Au moins 18 personnes ont péri dimanche dans un double attentat contre la cathédrale de Jolo, sur une île du sud des Philippines qui demeure un bastion de militants islamistes.
Cette attaque, revendiquée par le groupe État islamique, a eu lieu lors d’une messe. Une première explosion a secoué l’intérieur de cathédrale de Notre-Dame du Mont-Carmel, située dans le centre de Jolo, la plus grande ville de l’île du même nom. Une seconde explosion s’est produite à l’extérieur, sur le parking, quand arrivaient les militaires pour aider les blessés.
L’attentat intervient deux jours après l’annonce de l’approbation massive, lors d’un référendum lundi dernier, de la création dans le sud de l’archipel de la région autonome Bangsamoro, dans le cadre du processus de paix avec l’insurrection musulmane. Des photos diffusées par l’armée montrent les portes et les fenêtres de la cathédrales pulvérisées, ses bancs retournés.
Le porte-parole du président philippin Rodrigo Duterte, Salvador Panelo, a condamné «un acte terroriste» et promis de «poursuivre jusqu’au bout du monde les cruels auteurs de ce crime ignoble jusqu’à ce que chacun des tueurs soit amené devant la justice et mis derrière les barreaux».
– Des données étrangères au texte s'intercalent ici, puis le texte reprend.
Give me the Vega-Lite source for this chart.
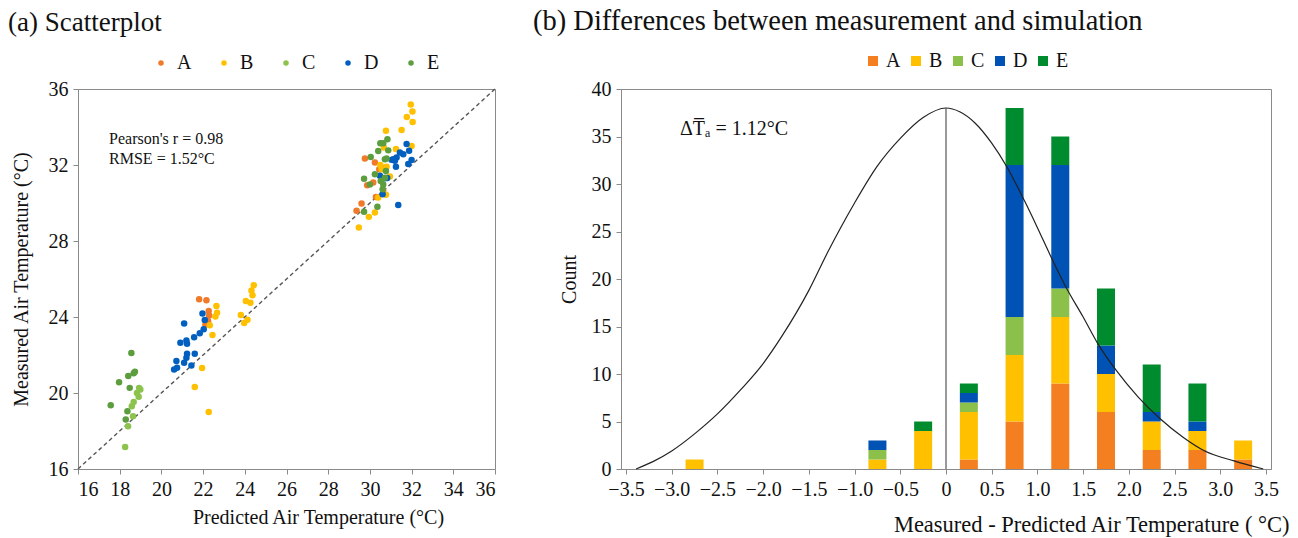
{
  "$schema": "https://vega.github.io/schema/vega-lite/v6.json",
  "padding": {"left": 7, "top": 6, "right": 4, "bottom": 5},
  "background": "white",
  "config": {
    "font": "Liberation Serif",
    "view": {"stroke": "#8a8a8a", "strokeWidth": 1},
    "axis": {"labelFont": "Liberation Serif", "titleFont": "Liberation Serif", "labelFontSize": 20, "titleFontSize": 20, "titleFontWeight": "normal", "labelColor": "#111", "titleColor": "#111", "domainColor": "#8a8a8a", "tickColor": "#8a8a8a", "tickSize": 5, "grid": false, "labelPadding": 5},
    "legend": {"labelFont": "Liberation Serif", "labelFontSize": 20, "labelColor": "#111"},
    "title": {"font": "Liberation Serif", "fontSize": 27, "fontWeight": "normal", "color": "#111", "anchor": "start", "frame": "bounds"}
  },
  "datasets": {
    "scatter": [
      {"g":"A","p":29.76,"m":32.34},{"g":"A","p":30.24,"m":32.13},{"g":"A","p":30.16,"m":31.08},{"g":"A","p":29.87,"m":30.94},{"g":"A","p":30.45,"m":31.78},{"g":"A","p":30.64,"m":30.64},{"g":"A","p":30.29,"m":30.32},{"g":"A","p":29.6,"m":29.97},{"g":"A","p":29.36,"m":29.59},{"g":"A","p":30.72,"m":31.86},
      {"g":"A","p":21.81,"m":24.93},{"g":"A","p":22.16,"m":24.88},{"g":"A","p":22.27,"m":24.31},{"g":"A","p":22.29,"m":24.08},{"g":"A","p":22.24,"m":23.79},{"g":"A","p":22.11,"m":23.61},
      {"g":"B","p":31.96,"m":35.19},{"g":"B","p":32.04,"m":34.81},{"g":"B","p":31.77,"m":34.53},{"g":"B","p":32.05,"m":34.26},{"g":"B","p":31.52,"m":33.84},{"g":"B","p":30.77,"m":33.8},{"g":"B","p":32.0,"m":33.0},{"g":"B","p":31.25,"m":32.84},{"g":"B","p":30.67,"m":32.92},{"g":"B","p":30.8,"m":31.91},{"g":"B","p":30.56,"m":31.78},{"g":"B","p":30.96,"m":31.4},{"g":"B","p":30.77,"m":30.43},{"g":"B","p":30.4,"m":30.29},{"g":"B","p":30.24,"m":29.5},{"g":"B","p":29.95,"m":29.27},{"g":"B","p":29.47,"m":28.71},{"g":"B","p":30.5,"m":32.0},
      {"g":"B","p":22.64,"m":24.58},{"g":"B","p":22.67,"m":24.22},{"g":"B","p":22.59,"m":24.03},{"g":"B","p":22.32,"m":23.56},{"g":"B","p":22.45,"m":23.05},{"g":"B","p":24.43,"m":25.67},{"g":"B","p":24.32,"m":25.4},{"g":"B","p":24.37,"m":25.14},{"g":"B","p":24.05,"m":24.84},{"g":"B","p":24.27,"m":24.75},{"g":"B","p":23.81,"m":24.1},{"g":"B","p":24.13,"m":23.86},{"g":"B","p":23.97,"m":23.68},{"g":"B","p":21.95,"m":21.31},{"g":"B","p":21.6,"m":20.31},{"g":"B","p":22.27,"m":19.0},
      {"g":"C","p":18.93,"m":20.27},{"g":"C","p":18.99,"m":20.18},{"g":"C","p":18.83,"m":20.0},{"g":"C","p":18.91,"m":19.8},{"g":"C","p":18.67,"m":19.53},{"g":"C","p":18.58,"m":19.3},{"g":"C","p":18.64,"m":18.78},{"g":"C","p":18.4,"m":18.25},{"g":"C","p":18.26,"m":17.16},
      {"g":"D","p":31.76,"m":33.1},{"g":"D","p":31.88,"m":32.75},{"g":"D","p":31.44,"m":32.66},{"g":"D","p":31.6,"m":32.57},{"g":"D","p":31.28,"m":32.4},{"g":"D","p":31.04,"m":32.27},{"g":"D","p":31.2,"m":32.22},{"g":"D","p":32.0,"m":32.26},{"g":"D","p":31.84,"m":32.05},{"g":"D","p":31.25,"m":31.91},{"g":"D","p":30.48,"m":31.43},{"g":"D","p":30.83,"m":31.31},{"g":"D","p":30.61,"m":30.46},{"g":"D","p":31.36,"m":29.9},{"g":"D","p":30.72,"m":31.3},{"g":"D","p":31.12,"m":32.3},
      {"g":"D","p":21.09,"m":23.66},{"g":"D","p":21.97,"m":24.19},{"g":"D","p":22.08,"m":23.84},{"g":"D","p":22.03,"m":23.35},{"g":"D","p":21.84,"m":23.14},{"g":"D","p":21.57,"m":22.94},{"g":"D","p":20.91,"m":22.64},{"g":"D","p":21.2,"m":22.77},{"g":"D","p":21.23,"m":22.59},{"g":"D","p":21.6,"m":22.06},{"g":"D","p":21.23,"m":22.06},{"g":"D","p":21.2,"m":21.85},{"g":"D","p":20.72,"m":21.68},{"g":"D","p":21.09,"m":21.59},{"g":"D","p":21.44,"m":21.45},{"g":"D","p":20.75,"m":21.33},{"g":"D","p":20.61,"m":21.24},
      {"g":"E","p":18.56,"m":22.1},{"g":"E","p":18.67,"m":21.04},{"g":"E","p":18.73,"m":21.12},{"g":"E","p":18.41,"m":20.9},{"g":"E","p":17.97,"m":20.57},{"g":"E","p":18.48,"m":20.27},{"g":"E","p":17.57,"m":19.36},{"g":"E","p":18.37,"m":19.04},{"g":"E","p":18.29,"m":18.6},
      {"g":"E","p":30.64,"m":33.14},{"g":"E","p":30.84,"m":33.35},{"g":"E","p":30.5,"m":33.14},{"g":"E","p":30.88,"m":32.77},{"g":"E","p":30.4,"m":32.74},{"g":"E","p":30.04,"m":32.42},{"g":"E","p":30.72,"m":32.3},{"g":"E","p":30.8,"m":32.34},{"g":"E","p":30.24,"m":31.51},{"g":"E","p":29.72,"m":31.28},{"g":"E","p":30.52,"m":31.16},{"g":"E","p":30.64,"m":30.98},{"g":"E","p":30.0,"m":30.98},{"g":"E","p":30.36,"m":29.8},{"g":"E","p":29.72,"m":29.54},{"g":"E","p":30.77,"m":31.68},{"g":"E","p":30.72,"m":31.33},{"g":"E","p":30.61,"m":30.72}
    ],
    "diag": [{"x": 16, "y": 16, "x2": 36, "y2": 36}],
    "stats": [{"x": 17.49, "y": 33.1, "t": "Pearson's r = 0.98"}, {"x": 17.49, "y": 32.05, "t": "RMSE = 1.52°C"}],
    "hist": [
      {"bin":-2.75,"g":"B","n":1},
      {"bin":-0.75,"g":"B","n":1},{"bin":-0.75,"g":"C","n":1},{"bin":-0.75,"g":"D","n":1},
      {"bin":-0.25,"g":"B","n":4},{"bin":-0.25,"g":"E","n":1},
      {"bin":0.25,"g":"A","n":1},{"bin":0.25,"g":"B","n":5},{"bin":0.25,"g":"C","n":1},{"bin":0.25,"g":"D","n":1},{"bin":0.25,"g":"E","n":1},
      {"bin":0.75,"g":"A","n":5},{"bin":0.75,"g":"B","n":7},{"bin":0.75,"g":"C","n":4},{"bin":0.75,"g":"D","n":16},{"bin":0.75,"g":"E","n":6},
      {"bin":1.25,"g":"A","n":9},{"bin":1.25,"g":"B","n":7},{"bin":1.25,"g":"C","n":3},{"bin":1.25,"g":"D","n":13},{"bin":1.25,"g":"E","n":3},
      {"bin":1.75,"g":"A","n":6},{"bin":1.75,"g":"B","n":4},{"bin":1.75,"g":"D","n":3},{"bin":1.75,"g":"E","n":6},
      {"bin":2.25,"g":"A","n":2},{"bin":2.25,"g":"B","n":3},{"bin":2.25,"g":"D","n":1},{"bin":2.25,"g":"E","n":5},
      {"bin":2.75,"g":"A","n":2},{"bin":2.75,"g":"B","n":2},{"bin":2.75,"g":"D","n":1},{"bin":2.75,"g":"E","n":4},
      {"bin":3.25,"g":"A","n":1},{"bin":3.25,"g":"B","n":2}
    ],
    "curve": [
      {"x":-3.39,"y":0},{"x":-3.2,"y":0.8},{"x":-3.0,"y":1.9},{"x":-2.75,"y":3.7},{"x":-2.5,"y":5.8},{"x":-2.25,"y":8.3},{"x":-2.0,"y":11.1},{"x":-1.8,"y":13.9},{"x":-1.5,"y":18.8},{"x":-1.3,"y":22.7},{"x":-1.0,"y":28.0},{"x":-0.75,"y":31.9},{"x":-0.5,"y":34.8},{"x":-0.25,"y":37.0},{"x":0,"y":38.0},{"x":0.15,"y":37.6},{"x":0.32,"y":36.4},{"x":0.5,"y":34.3},{"x":0.66,"y":31.9},{"x":0.86,"y":28.2},{"x":1.0,"y":25.4},{"x":1.145,"y":22.4},{"x":1.32,"y":19.0},{"x":1.5,"y":16.0},{"x":1.66,"y":13.2},{"x":1.86,"y":10.4},{"x":2.1,"y":7.6},{"x":2.33,"y":5.4},{"x":2.6,"y":3.3},{"x":2.83,"y":1.9},{"x":3.15,"y":0.85},{"x":3.47,"y":0}
    ],
    "vline": [{"x": 0, "y": 0, "y2": 38}],
    "dta": [{"x": -2.91, "y": 35.2, "t": "ΔT̅ₐ = 1.12°C"}]
  },
  "hconcat": [
    {
      "width": 417,
      "height": 380,
      "title": {"text": "(a) Scatterplot", "offset": 16, "dx": -3},
      "layer": [
        {
          "data": {"name": "diag"},
          "mark": {"type": "rule", "color": "#555", "strokeDash": [4, 3], "strokeWidth": 1.4},
          "encoding": {
            "x": {"field": "x", "type": "quantitative", "scale": {"domain": [16, 36], "nice": false}},
            "y": {"field": "y", "type": "quantitative", "scale": {"domain": [16, 36], "nice": false}},
            "x2": {"field": "x2"},
            "y2": {"field": "y2"}
          }
        },
        {
          "data": {"name": "scatter"},
          "mark": {"type": "circle", "size": 42, "opacity": 1},
          "encoding": {
            "x": {"field": "p", "type": "quantitative", "scale": {"domain": [16, 36], "nice": false},
                  "axis": {"title": "Predicted Air Temperature (°C)", "values": [16,17,18,19,20,21,22,23,24,25,26,27,28,29,30,31,32,33,34,35,36], "labelExpr": "datum.value % 2 == 0 ? datum.label : ''", "titlePadding": 8, "titleX": 240}},
            "y": {"field": "m", "type": "quantitative", "scale": {"domain": [16, 36], "nice": false},
                  "axis": {"title": "Measured Air Temperature (°C)", "values": [16,17,18,19,20,21,22,23,24,25,26,27,28,29,30,31,32,33,34,35,36], "labelExpr": "datum.value % 2 == 0 ? datum.label : ''", "titlePadding": 17}},
            "color": {"field": "g", "type": "nominal",
                      "scale": {"domain": ["A","B","C","D","E"], "range": ["#F07A2A", "#FFC000", "#8CC34C", "#005FBF", "#5C9E3E"]},
                      "legend": {"title": null, "orient": "none", "direction": "horizontal", "legendX": 73, "legendY": -36, "symbolType": "circle", "symbolSize": 30, "columnPadding": 22, "labelOffset": 6}}
          }
        },
        {
          "data": {"name": "stats"},
          "mark": {"type": "text", "align": "left", "baseline": "alphabetic", "fontSize": 16, "color": "#111"},
          "encoding": {
            "x": {"field": "x", "type": "quantitative"},
            "y": {"field": "y", "type": "quantitative"},
            "text": {"field": "t"}
          }
        }
      ]
    },
    {
      "width": 650,
      "height": 380,
      "title": {"text": "(b) Differences between measurement and simulation", "offset": 16, "dx": -26, "fontSize": 28.5},
      "layer": [
        {
          "data": {"name": "hist"},
          "mark": {"type": "bar", "width": 18},
          "encoding": {
            "x": {"field": "bin", "type": "quantitative", "scale": {"domain": [-3.5, 3.5], "nice": false},
                  "axis": {"title": "Measured - Predicted Air Temperature ( °C)", "values": [-3.5,-3,-2.5,-2,-1.5,-1,-0.5,0,0.5,1,1.5,2,2.5,3,3.5], "labelExpr": "datum.value == 0 ? '0' : format(datum.value, '.1f')", "titleFontSize": 22.5, "titleAnchor": "end", "titleAlign": "right", "titleX": 668, "titleY": 44, "titleBaseline": "top"}},
            "y": {"field": "n", "type": "quantitative", "stack": "zero", "scale": {"domain": [0, 40], "nice": false},
                  "axis": {"title": "Count", "values": [0,5,10,15,20,25,30,35,40], "titlePadding": 12}},
            "color": {"field": "g", "type": "nominal",
                      "scale": {"domain": ["A","B","C","D","E"], "range": ["#F47F20", "#FFC000", "#8BC14A", "#0052B4", "#008C2E"]},
                      "legend": {"title": null, "orient": "none", "direction": "horizontal", "legendX": 242, "legendY": -38, "symbolType": "square", "symbolSize": 100, "symbolStrokeWidth": 0, "columnPadding": 5, "labelOffset": 3}},
            "order": {"field": "g", "sort": "ascending"}
          }
        },
        {
          "data": {"name": "curve"},
          "mark": {"type": "line", "color": "#222", "strokeWidth": 1.2, "interpolate": "monotone"},
          "encoding": {
            "x": {"field": "x", "type": "quantitative"},
            "y": {"field": "y", "type": "quantitative"}
          }
        },
        {
          "data": {"name": "vline"},
          "mark": {"type": "rule", "color": "#555", "strokeWidth": 1.2},
          "encoding": {
            "x": {"field": "x", "type": "quantitative"},
            "y": {"field": "y", "type": "quantitative"},
            "y2": {"field": "y2"}
          }
        },
        {
          "data": {"name": "dta"},
          "mark": {"type": "text", "align": "left", "baseline": "alphabetic", "fontSize": 20, "color": "#111"},
          "encoding": {
            "x": {"field": "x", "type": "quantitative"},
            "y": {"field": "y", "type": "quantitative"},
            "text": {"field": "t"}
          }
        }
      ]
    }
  ],
  "spacing": 35,
  "resolve": {"scale": {"color": "independent"}, "legend": {"color": "independent"}}
}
Le pape François a «fermement condamné» ce double attentat, «un épisode de violence qui endeuille à nouveau cette communauté chrétienne».
Cinq soldats, un membre des garde-côtes et 12 civils ont été tués dans ce double attentat qui a également fait 83 blessés, a déclaré le lieutenant-colonel Gerry Besana, porte-parole régional de l’armée. Le chef de la police régionale Graciano Mijares a de son côté fait état de 20 morts et 81 blessés.
Dans un communiqué, l’EI a affirmé que deux kamikazes s’étaient fait exploser à l’intérieur de l’église et dans le parking à l’extérieur, selon le Centre américain spécialisé dans la surveillance de la mouvance jihadiste (SITE). Or, selon l’armée, la deuxième bombe se trouvait dans le coffre d’une moto garée à l’extérieur de l’édifice.
Dans un premier temps, les autorités avaient avancé la piste du groupe islamiste Abou Sayyaf. «Quand vous parlez de terrorisme dans la province de Sulu, le premier suspect est toujours Abou Sayyaf mais nous ne pouvons exclure la possibilité d’autres responsables», avait déclaré le lieutenant-colonel Besana.
Spécialisée dans les enlèvements crapuleux, cette organisation est aussi accusée des pires attentats dans l’archipel, en particulier celui contre un ferry qui avait fait plus de 100 morts en 2004. Créé dans les années 1990 grâce aux financements d’un membre de la famille du chef d’Al-Qaïda Oussama ben Laden, il s’est depuis scindé en plusieurs factions dont certaines ont prêté allégeance à l’EI. L’an dernier, le président Duterte avait décrété la loi martiale dans le sud du pays, après la prise de la ville de Marawi par des jihadistes se réclamant de l’EI en mai 2017.
En septembre 2016, quinze personnes avaient été tuées dans un attentat à Davao, localité d’origine du président Rodrigo Duterte qu’il a longtemps dirigée, imputé au groupe islamiste Maute qui a prêté allégeance à l’EI. Jolo fait partie de la région autonome Bangsamoro dont la création sur un territoire à majorité musulmane — alors que l’archipel est majoritairement catholique — vise à rétablir la paix après des décennies d’un conflit qui a fait des dizaines de milliers de morts.
Des musulmans avaient pris les armes dans les années 1970 pour réclamer l’autonomie ou l’indépendance du sud des Philippines qu’ils considèrent comme leur terre ancestrale. Cette insurrection a fait 150.000 morts. Le principal groupe rebelle, le Front Moro islamique de libération (Milf), avait signé en 2014 un accord de paix avec le gouvernement prévoyant d’octroyer l’autonomie à la minorité musulmane dans certaines parties de la grande île de Mindanao et des îles de l’extrême sud-ouest.
Conformément à cet accord, 2,8 millions d’habitants de cette région ont été appelés lundi dernier à voter et 1,7 million se sont prononcés en faveur de la création de la nouvelle région autonome, a fait savoir vendredi la commission électorale. Ce processus, qui a débuté dans les années 1990, n’inclut pas les organisations islamistes comme Abou Sayyaf que le Milf combat aux côtés des forces gouvernementales. «La paix doit l’emporter sur la guerre», a déclaré le Conseiller à la sécurité nationale Hermogenes Esperon, qui a attribué l’attentat à des «criminels extrémistes», ajoutant: «Nous ne les laisserons pas gâcher l’aspiration à la paix de la population».